Amy Westby’s four-year-old son, Henry, is among the new starters this term.

Speaking ahead of her son’s first day, Amy, 38, said: “I’m feeling quite overwhelmed to be honest. He’s only ever done mornings at nursery until now and as I work part-time, I’ve been able to spend a lot of time with him. It feels like a big step – almost like cutting the umbilical cord for the second time. It’s going to be a big adjustment for us all.

“We’ve been helping to pick our friend’s children up from school so he gets used to the school run and we’ve been talking a lot about the kind of things he will be doing at school. We’ve had a uniform ‘parade’ so he gets used to trying on his new kit and we’ve been playing with children who we know will be in his year/class.

“If any other mums out there are feeling anxious about their firstborn starting ‘big school’, you are not alone.

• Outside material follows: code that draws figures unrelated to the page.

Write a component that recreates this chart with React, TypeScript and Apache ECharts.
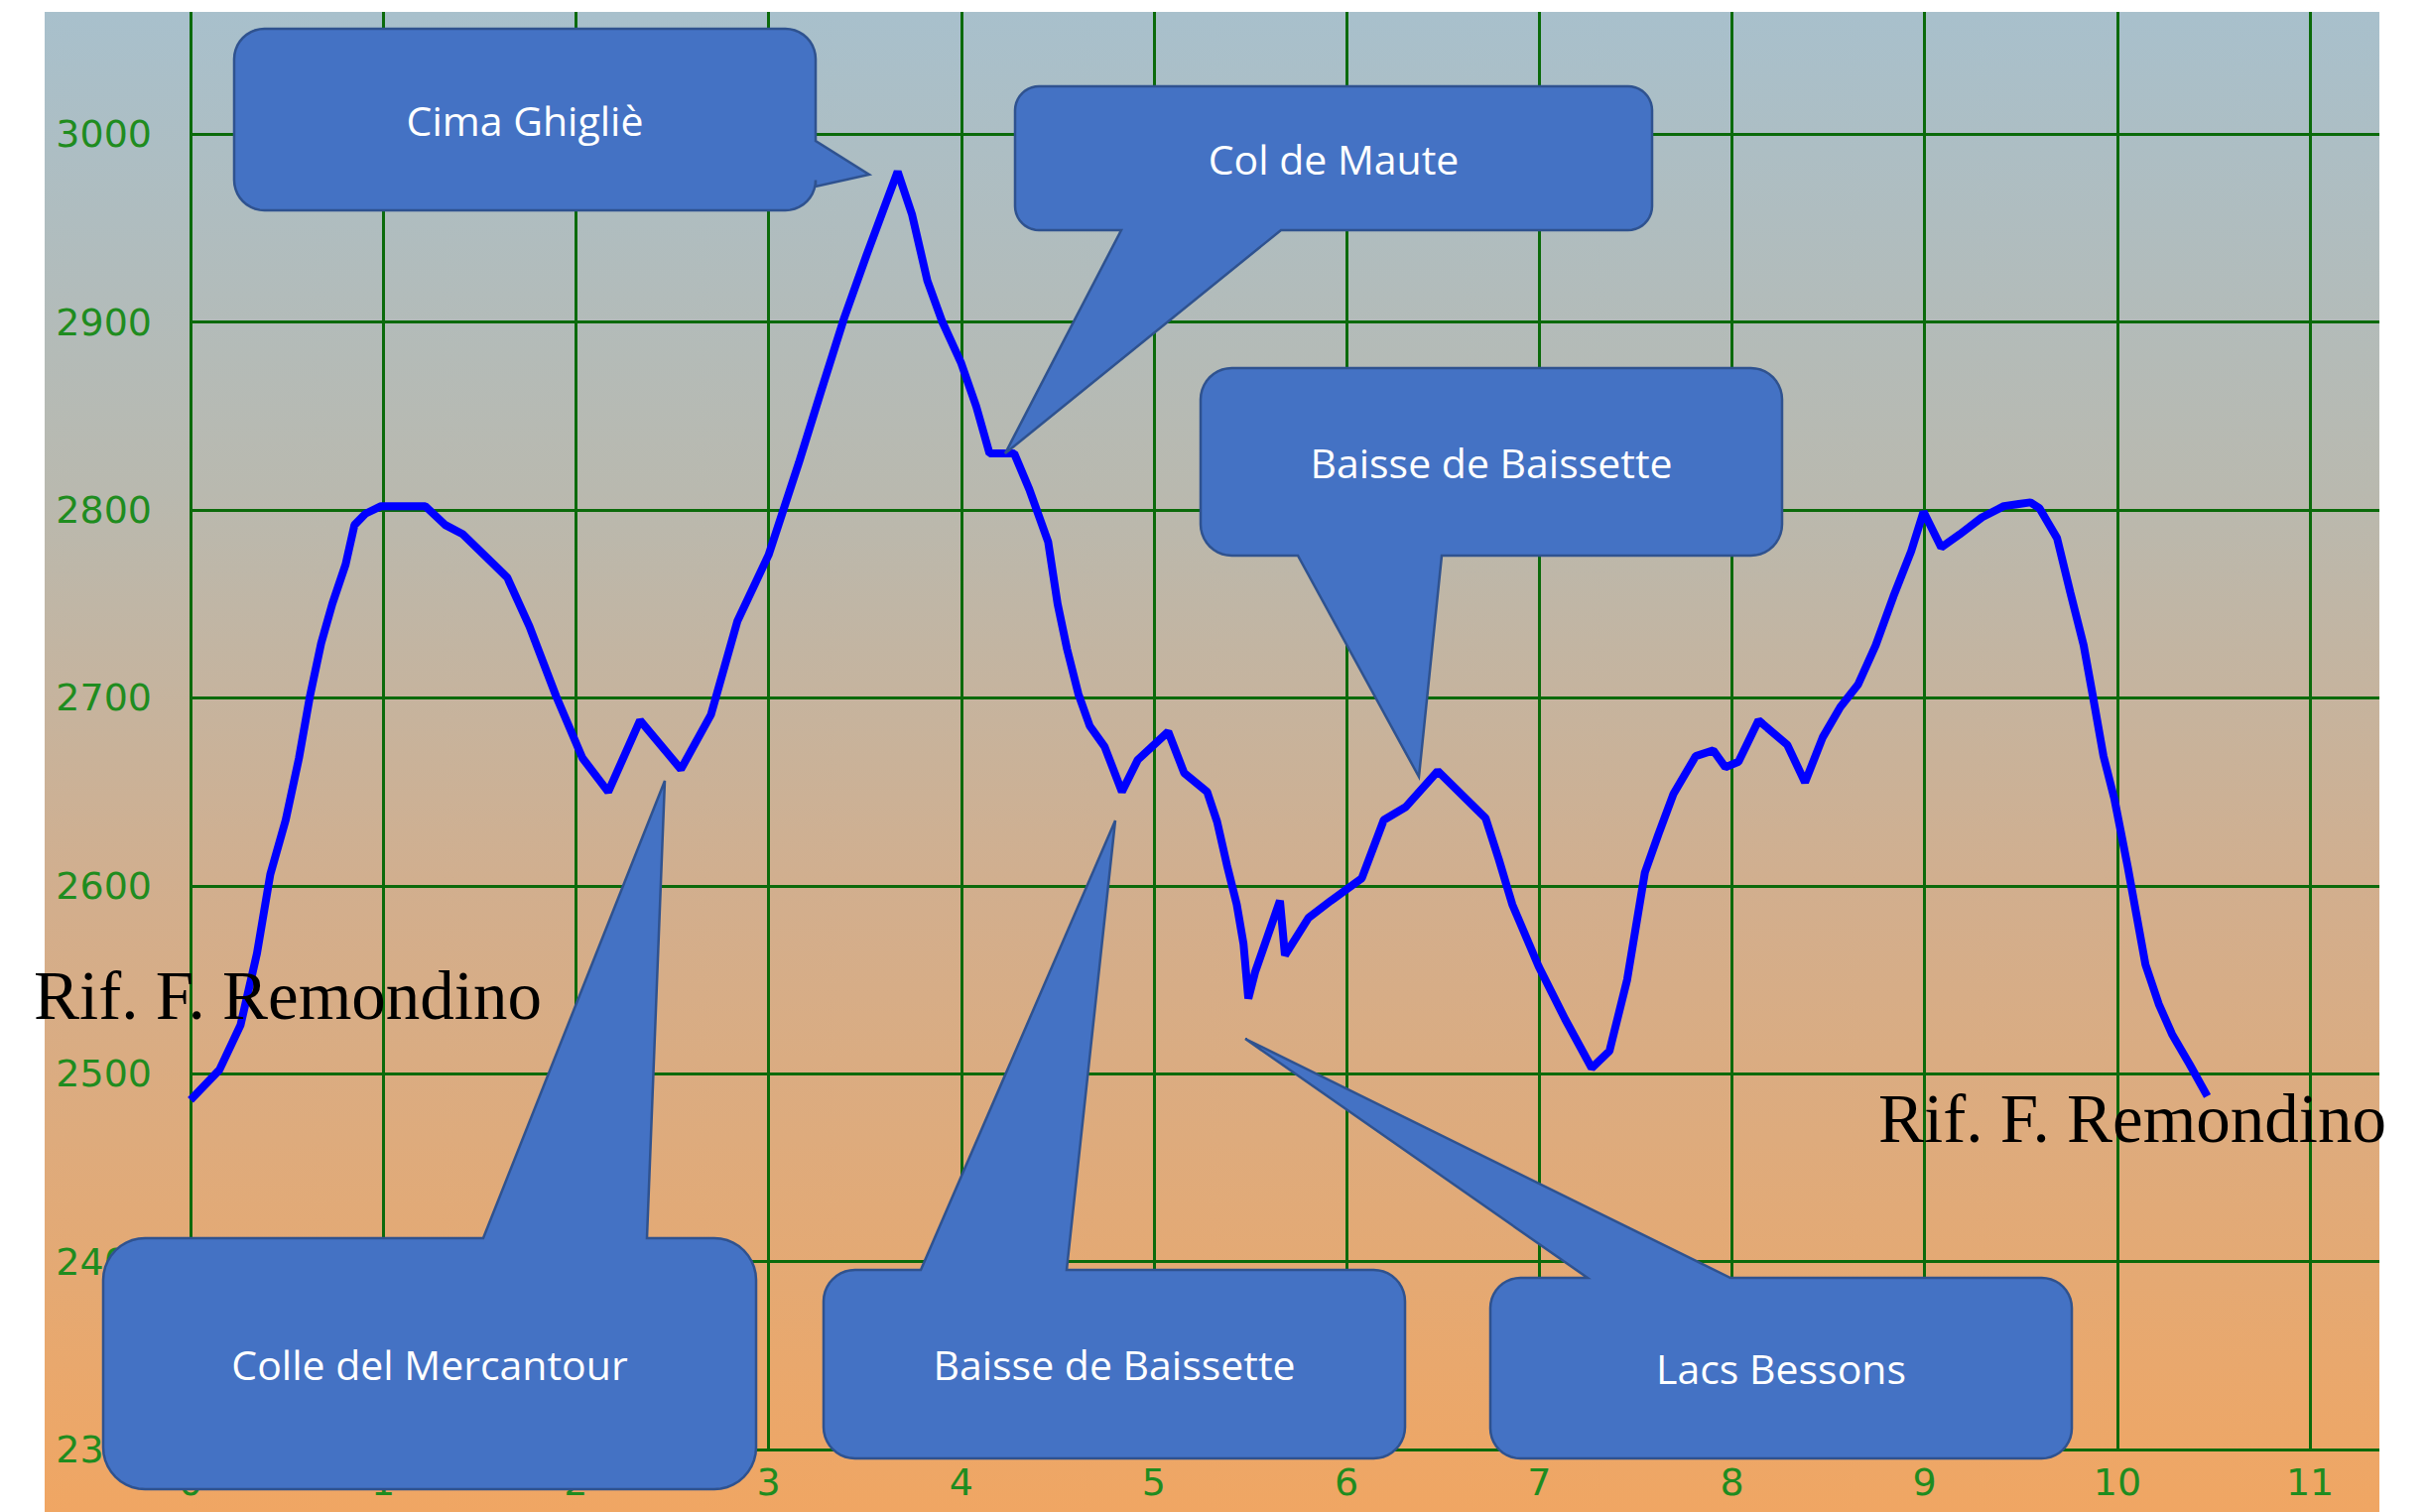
import React, { useEffect, useRef } from "react";
import * as echarts from "echarts";

// Distance along the route (km) and elevation (m)
const distanceKm = [
  0, 0.15, 0.26, 0.345, 0.414, 0.494, 0.563, 0.62, 0.678, 0.736, 0.805, 0.851, 0.908, 0.989,
  1.218, 1.322, 1.414, 1.644, 1.759, 1.897, 2.034, 2.168, 2.333, 2.545, 2.701, 2.839, 3.0,
  3.157, 3.275, 3.392, 3.51, 3.608, 3.67, 3.745, 3.824, 3.902, 4.0, 4.078, 4.147, 4.275,
  4.353, 4.451, 4.5, 4.549, 4.608, 4.667, 4.744, 4.834, 4.916, 5.074, 5.157, 5.276, 5.328,
  5.379, 5.43, 5.465, 5.49, 5.525, 5.654, 5.68, 5.803, 5.918, 6.079, 6.193, 6.308, 6.473,
  6.721, 6.79, 6.86, 6.997, 7.134, 7.272, 7.364, 7.456, 7.548, 7.617, 7.697, 7.812, 7.903,
  7.966, 8.034, 8.138, 8.287, 8.379, 8.471, 8.562, 8.654, 8.746, 8.838, 8.93, 8.994, 9.086,
  9.182, 9.297, 9.411, 9.549, 9.595, 9.687, 9.756, 9.825, 9.871, 9.928, 9.985, 10.054, 10.1,
  10.146, 10.215, 10.284, 10.375, 10.467,
];
const elevationM = [
  2486, 2502, 2526, 2564, 2606, 2635, 2668, 2701, 2729, 2750, 2771, 2792, 2798, 2802,
  2802, 2792, 2787, 2764, 2738, 2701, 2668, 2650, 2688, 2662, 2691, 2741, 2776,
  2825, 2864, 2902, 2936, 2963, 2980, 2957, 2922, 2900, 2878, 2855, 2830, 2830,
  2811, 2783, 2750, 2726, 2702, 2685, 2674, 2650, 2667, 2682, 2660, 2650, 2634,
  2611, 2590, 2569, 2540, 2554, 2592, 2563, 2583, 2592, 2604, 2635, 2642, 2661,
  2636, 2614, 2590, 2557, 2529, 2503, 2512, 2550, 2607, 2627, 2649, 2669, 2672,
  2663, 2666, 2688, 2675, 2655, 2679, 2695, 2707, 2728, 2754, 2778, 2799, 2780,
  2787, 2796, 2802, 2804, 2801, 2785, 2756, 2728, 2702, 2669, 2646, 2610, 2584,
  2558, 2537, 2521, 2505, 2488,
];

const calloutLabels = [
  "Cima Ghigliè",
  "Col de Maute",
  "Baisse de Baissette",
  "Colle del Mercantour",
  "Baisse de Baissette",
  "Lacs Bessons",
];
const endpointLabel = "Rif. F. Remondino";

// Layout of the callouts (pixels): box [x0,y0,x1,y1], edge of tail, tail base, tail tip
const calloutLayout = [
  { box: [236, 29, 822, 212], edge: "right", base: [142, 188], tip: [876, 176] },
  { box: [1023, 87, 1665, 232], edge: "bottom", base: [1130, 1291], tip: [1013, 457] },
  { box: [1210, 371, 1796, 560], edge: "bottom", base: [1308, 1453], tip: [1430, 783] },
  { box: [104, 1248, 762, 1501], edge: "top", base: [487, 652], tip: [670, 787] },
  { box: [830, 1280, 1416, 1470], edge: "top", base: [928, 1075], tip: [1124, 827] },
  { box: [1502, 1288, 2088, 1470], edge: "top", base: [1600, 1744], tip: [1255, 1047] },
];

function calloutPoints(c: any) {
  const [x0, y0, x1, y1] = c.box;
  const r = Math.min(x1 - x0, y1 - y0) / 6;
  const [a, b] = c.base;
  const pts: number[][] = [];
  const arc = (cx: number, cy: number, s: number, e: number) => {
    for (let i = 0; i <= 10; i++) {
      const t = s + ((e - s) * i) / 10;
      pts.push([cx + r * Math.cos(t), cy + r * Math.sin(t)]);
    }
  };
  arc(x0 + r, y0 + r, Math.PI, 1.5 * Math.PI);
  if (c.edge === "top") pts.push([a, y0], c.tip, [b, y0]);
  arc(x1 - r, y0 + r, 1.5 * Math.PI, 2 * Math.PI);
  if (c.edge === "right") pts.push([x1, a], c.tip, [x1, b]);
  arc(x1 - r, y1 - r, 0, 0.5 * Math.PI);
  if (c.edge === "bottom") pts.push([b, y1], c.tip, [a, y1]);
  arc(x0 + r, y1 - r, 0.5 * Math.PI, Math.PI);
  return pts;
}

export default function App() {
  const ref = useRef<HTMLDivElement>(null);
  useEffect(() => {
    if (!ref.current) return;
    const chart = echarts.init(ref.current, undefined, { renderer: "svg" });
    const gridColor = "#0b6a0b";
    const labelColor = "#1f8c1f";
    const graphics: any[] = [
      {
        type: "rect",
        z: -10,
        silent: true,
        shape: { x: 45, y: 12, width: 2353, height: 1512 },
        style: {
          fill: new echarts.graphic.LinearGradient(0, 0, 0, 1, [
            { offset: 0, color: "#a8c0cc" },
            { offset: 0.32, color: "#b9b9af" },
            { offset: 0.6, color: "#d3ae8c" },
            { offset: 1, color: "#f0a663" },
          ]),
        },
      },
    ];
    calloutLayout.forEach((c, i) => {
      const [x0, y0, x1, y1] = c.box;
      graphics.push({
        type: "polygon",
        z: 100,
        shape: { points: calloutPoints(c) },
        style: { fill: "#4472c4", stroke: "#2f528f", lineWidth: 2.5 },
      });
      graphics.push({
        type: "text",
        z: 101,
        x: (x0 + x1) / 2,
        y: (y0 + y1) / 2,
        style: {
          text: calloutLabels[i],
          fill: "#ffffff",
          font: '41px "Open Sans"',
          align: "center",
          verticalAlign: "middle",
        },
      });
    });
    [
      [34, 1004],
      [1893, 1128],
    ].forEach(([x, y]) => {
      graphics.push({
        type: "text",
        z: 102,
        x,
        y,
        style: {
          text: endpointLabel,
          fill: "#000000",
          font: '69px "Liberation Serif"',
          align: "left",
          verticalAlign: "middle",
        },
      });
    });

    const plain = (v: number) => String(v);
    chart.setOption({
      animation: false,
      grid: { left: 192, top: 12, width: 2206, height: 1449, containLabel: false },
      xAxis: {
        type: "value",
        min: 0,
        max: 11.36,
        interval: 1,
        axisLine: { show: false },
        axisTick: { show: false },
        axisLabel: {
          color: labelColor,
          fontSize: 38,
          fontFamily: "DejaVu Sans",
          margin: 14,
          showMaxLabel: false,
          formatter: plain,
        },
        splitLine: { show: true, showMaxLine: false, lineStyle: { color: gridColor, width: 3 } },
      },
      yAxis: {
        type: "value",
        min: 2300,
        max: 3065,
        interval: 100,
        axisLine: { show: false },
        axisTick: { show: false },
        axisLabel: {
          color: labelColor,
          fontSize: 38,
          fontFamily: "DejaVu Sans",
          margin: 39,
          showMaxLabel: false,
          formatter: plain,
        },
        splitLine: { show: true, showMaxLine: false, lineStyle: { color: gridColor, width: 3 } },
      },
      series: [
        {
          type: "line",
          data: distanceKm.map((d, i) => [d, elevationM[i]]),
          showSymbol: false,
          symbol: "none",
          lineStyle: { color: "#0000ff", width: 8 },
          z: 5,
        },
      ],
      graphic: graphics,
    });
    return () => chart.dispose();
  }, []);
  return (
    <div
      ref={ref}
      style={{ position: "absolute", left: 0, top: 0, width: "2449px", height: "1524px" }}
    />
  );
}
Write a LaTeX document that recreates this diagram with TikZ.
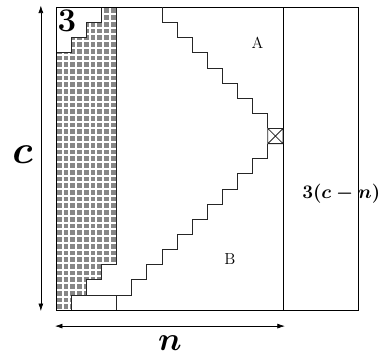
\documentclass[tikz,border=0pt]{standalone}
\usepackage{amsmath,amssymb}
\usepackage{tikz}
\usetikzlibrary{arrows.meta,positioning}

\begin{document}
\begin{tikzpicture}[x=0.4cm, y=0.4cm,
  edge/.style={line width=0.6pt},
  stair/.style={line width=0.6pt, draw=black!85},
  dim/.style={{Latex[length=2mm,width=1.3mm]}-{Latex[length=2mm,width=1.3mm]}, line width=0.5pt},
  lbl/.style={inner sep=0pt}
]
\useasboundingbox (-3.70,-3.04) rectangle (21.61,20.49);
\begin{scope}
\clip (0,0) -- (1,0) -- (1,1) -- (2,1) -- (2,2) -- (3,2) -- (3,3) -- (4,3) -- (4,20) -- (3,20) -- (3,19) -- (2,19) -- (2,18) -- (1,18) -- (1,17) -- (0,17) -- cycle;
\fill[black!47] (0,0) rectangle (4,20);
\draw[white, line width=1.5pt, step=0.4444] (0,0) grid (4,20);
\end{scope}
\draw[stair] (0,0) -- (1,0) -- (1,1) -- (2,1) -- (2,2) -- (3,2) -- (3,3) -- (4,3) -- (4,20) -- (3,20) -- (3,19) -- (2,19) -- (2,18) -- (1,18) -- (1,17) -- (0,17) -- cycle;
\draw[edge] (0,0) rectangle (20,20);
\draw[edge] (15,0) -- (15,20);
\draw[stair] (1,1) -- (4,1) -- (4,0);
\draw[stair] (4,1) -- (5,1) -- (5,2) -- (6,2) -- (6,3) -- (7,3) -- (7,4) -- (8,4) -- (8,5) -- (9,5) -- (9,6) -- (10,6) -- (10,7) -- (11,7) -- (11,8) -- (12,8) -- (12,9) -- (13,9) -- (13,10) -- (14,10) -- (14,11);
\draw[stair] (14,12) -- (14,13) -- (13,13) -- (13,14) -- (12,14) -- (12,15) -- (11,15) -- (11,16) -- (10,16) -- (10,17) -- (9,17) -- (9,18) -- (8,18) -- (8,19) -- (7,19) -- (7,20);
\draw[stair] (14,11) rectangle (15,12) (14,11) -- (15,12) (14,12) -- (15,11);
\node[lbl] (three) at (0.73,19.12) {\Huge\bfseries 3};
\node[lbl] (labA) at (13.32,17.68) {\large A};
\node[lbl] (labB) at (11.5,3.37) {\large B};
\node[lbl, anchor=base west] (rest) at (16.26,7.34) {\Large$\boldsymbol{3(c-n)}$};
\coordinate (ctop) at (-1,20.13);
\coordinate (cbot) at (-1,-0.07);
\draw[dim] (cbot) -- (ctop);
\node[lbl, scale=1.2] (clbl) at (-2.21,10.28) {\Huge$\boldsymbol{c}$};
\coordinate (nleft) at (-0.07,-1.06);
\coordinate (nright) at (15.13,-1.06);
\draw[dim] (nleft) -- (nright);
\node[lbl, anchor=base] (nlbl) at (7.53,-2.65) {\Huge$\boldsymbol{n}$};
\end{tikzpicture}
\end{document}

“ So many of my friends and colleagues have told me about how they cried at the school gates or nipped back at lunchtime to peak through the fence to check on their little one.”

Sleep routine

Dr Nerina Ramlakhan’s tips to help your child ease back into their term time sleep routine:

1 Start to introduce tech-free time in the evenings

Research has shown that by having a constant stream of light enter our eyes before we go to sleep, we are actually telling our brains that we want to be awake. An hour or so before children go to bed, rule out any blue light. This means no TV, tablets or mobile phones. Give your child the chance to fully wind down before bed away from any screens.

2 Gradually reintroduce

earlier bedtimes

An ideal bedtime for pre-teens would be no later than 8.30pm. Gradually shift bedtime earlier over the course of a few days to allow children to adjust to their term time routine once they’re back in school. The start of term can be exhausting for children, particularly if they’ve moved up to secondary school and are adjusting to a new learning environment. Don’t underestimate the power of an early night.

3 A calming pre-sleep routine

The few hours before bed can be just as important as actual bedtime. Relaxing baths with lavender, a milky drink or reading are great ways to help children wind down and feel ready for bed.